> TASK:
Repeat, exactly and completely, the material that follows. Omit the pictures.

> DATA PROVIDED:

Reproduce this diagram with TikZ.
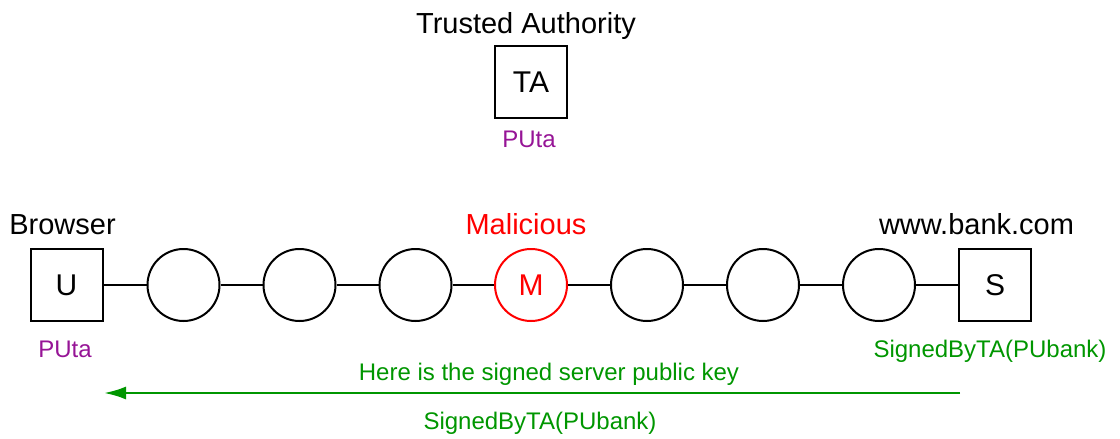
\documentclass[tikz,border=0pt]{standalone}
\usepackage{fontspec}
\setmainfont{Liberation Sans}
\usetikzlibrary{arrows.meta}
\definecolor{pur}{RGB}{150,20,150}
\definecolor{grn}{RGB}{0,150,0}
\begin{document}
\begin{tikzpicture}[x=1pt,y=-1pt,
  box/.style={draw,line width=2pt,minimum size=72pt,inner sep=0pt,font=\fontsize{30}{32}\selectfont},
  hop/.style={draw,circle,line width=2pt,minimum size=72pt,inner sep=0pt,font=\fontsize{30}{32}\selectfont},
  lbl/.style={anchor=base,inner sep=0pt,font=\fontsize{24}{26}\selectfont},
  ttl/.style={anchor=base,inner sep=0pt,font=\fontsize{29}{31}\selectfont},
  link/.style={line width=2pt}]
\useasboundingbox (0,0) rectangle (1120,439);
\node[box] (TA) at (531,82) {TA};
\node[ttl] (tatxt) at (526,33) {Trusted Authority};
\node[lbl,text=pur] (tapu) at (529,147) {PUta};
\node[box] (U) at (66.5,285) {U};
\node[hop] (c1) at (183.5,285) {};
\node[hop] (c2) at (299.5,285) {};
\node[hop] (c3) at (415.5,285) {};
\node[hop,draw=red,text=red] (M) at (531,285) {M};
\node[hop] (c5) at (647,285) {};
\node[hop] (c6) at (763,285) {};
\node[hop] (c7) at (879,285) {};
\node[box] (S) at (995,285) {S};
\draw[link] (U) -- (c1) -- (c2) -- (c3) -- (M) -- (c5) -- (c6) -- (c7) -- (S);
\node[ttl] (brw) at (62.5,234) {Browser};
\node[ttl,text=red] (mal) at (526,234) {Malicious};
\node[ttl] (bank) at (976.5,234) {www.bank.com};
\node[lbl,text=pur] (upu) at (65,357) {PUta};
\node[lbl,text=grn] (ssig) at (990,357) {SignedByTA(PUbank)};
\coordinate (a0) at (960,393);
\coordinate (a1) at (104,393);
\draw[grn,line width=2.5pt,-{Latex[length=22pt,width=13pt]}] (a0) -- (a1);
\node[lbl,text=grn] (msg) at (549,380) {Here is the signed server public key};
\node[lbl,text=grn] (msg2) at (540,429) {SignedByTA(PUbank)};
\end{tikzpicture}
\end{document}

> SOLUTION FOR THIS PROBLEM:
Reproduce this diagram with TikZ.
\documentclass[tikz,border=0pt]{standalone}
\usepackage{fontspec}
\setmainfont{Liberation Sans}
\usetikzlibrary{arrows.meta}
\definecolor{pur}{RGB}{150,20,150}
\definecolor{grn}{RGB}{0,150,0}
\begin{document}
\begin{tikzpicture}[x=1pt,y=-1pt,
  box/.style={draw,line width=2pt,minimum size=72pt,inner sep=0pt,font=\fontsize{30}{32}\selectfont},
  hop/.style={draw,circle,line width=2pt,minimum size=72pt,inner sep=0pt,font=\fontsize{30}{32}\selectfont},
  lbl/.style={anchor=base,inner sep=0pt,font=\fontsize{24}{26}\selectfont},
  ttl/.style={anchor=base,inner sep=0pt,font=\fontsize{29}{31}\selectfont},
  link/.style={line width=2pt}]
\useasboundingbox (0,0) rectangle (1120,439);
\node[box] (TA) at (531,82) {TA};
\node[ttl] (tatxt) at (526,33) {Trusted Authority};
\node[lbl,text=pur] (tapu) at (529,147) {PUta};
\node[box] (U) at (66.5,285) {U};
\node[hop] (c1) at (183.5,285) {};
\node[hop] (c2) at (299.5,285) {};
\node[hop] (c3) at (415.5,285) {};
\node[hop,draw=red,text=red] (M) at (531,285) {M};
\node[hop] (c5) at (647,285) {};
\node[hop] (c6) at (763,285) {};
\node[hop] (c7) at (879,285) {};
\node[box] (S) at (995,285) {S};
\draw[link] (U) -- (c1) -- (c2) -- (c3) -- (M) -- (c5) -- (c6) -- (c7) -- (S);
\node[ttl] (brw) at (62.5,234) {Browser};
\node[ttl,text=red] (mal) at (526,234) {Malicious};
\node[ttl] (bank) at (976.5,234) {www.bank.com};
\node[lbl,text=pur] (upu) at (65,357) {PUta};
\node[lbl,text=grn] (ssig) at (990,357) {SignedByTA(PUbank)};
\coordinate (a0) at (960,393);
\coordinate (a1) at (104,393);
\draw[grn,line width=2.5pt,-{Latex[length=22pt,width=13pt]}] (a0) -- (a1);
\node[lbl,text=grn] (msg) at (549,380) {Here is the signed server public key};
\node[lbl,text=grn] (msg2) at (540,429) {SignedByTA(PUbank)};
\end{tikzpicture}
\end{document}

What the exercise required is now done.